Neste momento, o texto mostra-nos Jeremias confuso e indefeso. Estava habituado às perseguições e às derrotas. Desta vez, porém, a dificuldade que encontra é de outra natureza. Um outro profeta, em nome do seu próprio Deus, arrogando-se da mesma autoridade profética, com uma ação igual e contrária, quebra o símbolo de Jeremias, nega o conteúdo da sua profecia e propõe um outro de sinal contrário. Mas há algo de mais profundo a considerar. O leitor da Bíblia e os contemporâneos de Jeremias sabem que Hananias se referia diretamente à autêntica tradição da Aliança. Na Torá, nos salmos, encontramos muitas referências (Gn 27, 40; Salmo 18) ao jugo quebrado por YHWH, para libertar o seu povo da escravidão: “Eu sou YHWH, que vos fez sair da terra do Egipto, para que não continuásseis a ser escravos; quebrei as cadeias do vosso jugo” (Lv 26, 13). Mas Hananias encontrava um grande apoio, sobretudo, em Isaías que, cerca de cem anos antes, tinha obtido de Deus a miraculosa libertação de Jerusalém dos assírios. Por isso, a convicção da inviolabilidade do templo e da cidade baseava-se num grande milagre por parte de um grande profeta. A verdade histórica de ontem, mais antiga e, portanto, mais autorizada, tinha-se tornado, no entanto, ideologia, porque impedia de acolher a palavra de um outro profeta que, num momento histórico diferente, apresentava uma coisa verdadeira e diferente. Cai-se na ideologia sempre que a verdade de ontem eclipsa a verdade diferente de hoje, porque se torna ídolo. Hananias, talvez de boa-fé, estava a transviar o seu povo, levando-o para o massacre, não em nome de um falso profeta nem de deuses estrangeiros: estava a fazê-lo em nome da tradição e de um milagre verdadeiro de um profeta verdadeiro. Usava o passado para matar o futuro. As ideologias, religiosas ou laicas, mais poderosas e infalsificáveis não são as infundadas, mas as fundadíssimas em palavras e factos verdadeiros de ontem que emudecem e cegam as palavras e os factos verdadeiros de hoje.
Jeremias não responde ao gesto de Hananias. Permanece mudo. Quebrar e profanar o sinal do profeta é o maior ultraje. O gesto é uma palavra-carne e não existe um outro gesto para responder à sua destruição: não se substitui uma carne por outra, nem um filho por outro. Se, na Bíblia, as palavras proferidas são um ‘para sempre’, o gesto profético é o ‘para sempre do para sempre’. Depois de um gesto profanado, o profeta só pode calar-se. Para dizer novas palavras, é preciso que o dono diga uma nova palavra de Deus e, se ou enquanto não chega o profeta, fica mudo e derrotado: “Então, o profeta Jeremias retirou-se” (28, 11). Esta é uma forma admirável de mansidão e de humildade de coração que, nos profetas, acompanha e alimenta a sua extraordinária força.

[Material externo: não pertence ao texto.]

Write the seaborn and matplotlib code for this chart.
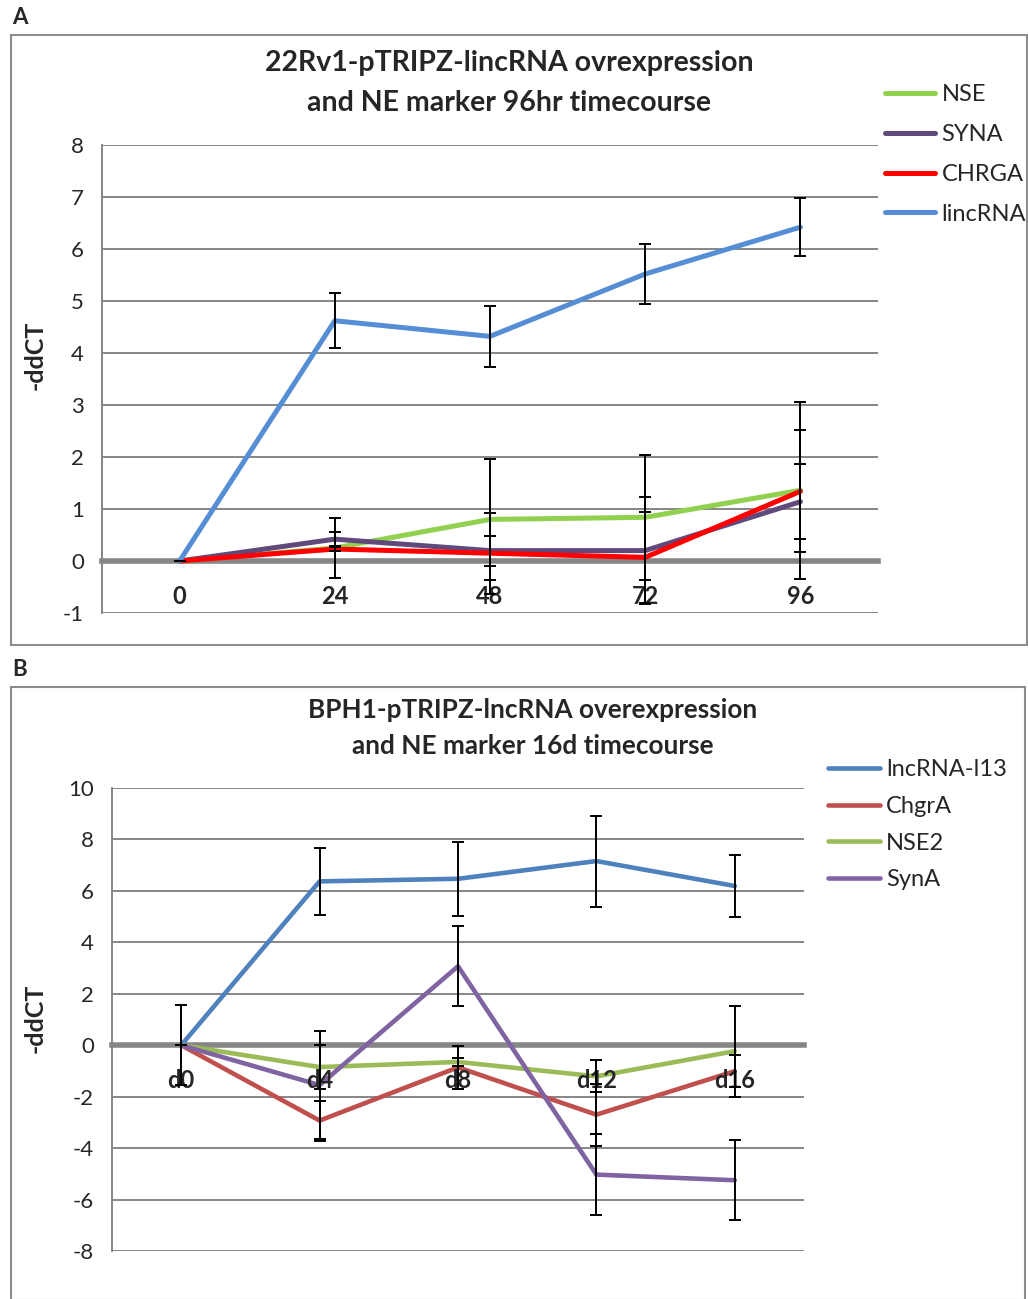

YHWH enviou uma nova palavra e Jeremias responde a Hananias: “Escuta a minha voz, Hananias! O Senhor não te enviou. És tu que levas o povo a crer na mentira!” (28, 15). Hananias morreu dentro de um ano e, depois desta fugaz passagem, desaparece da Bíblia. Mas, no meio do livro de Jeremias, Hananias recorda-nos sempre o perigo de todas as ideologias da tradição, que matam os profetas verdadeiros de hoje, em nome dos verdadeiros de ontem.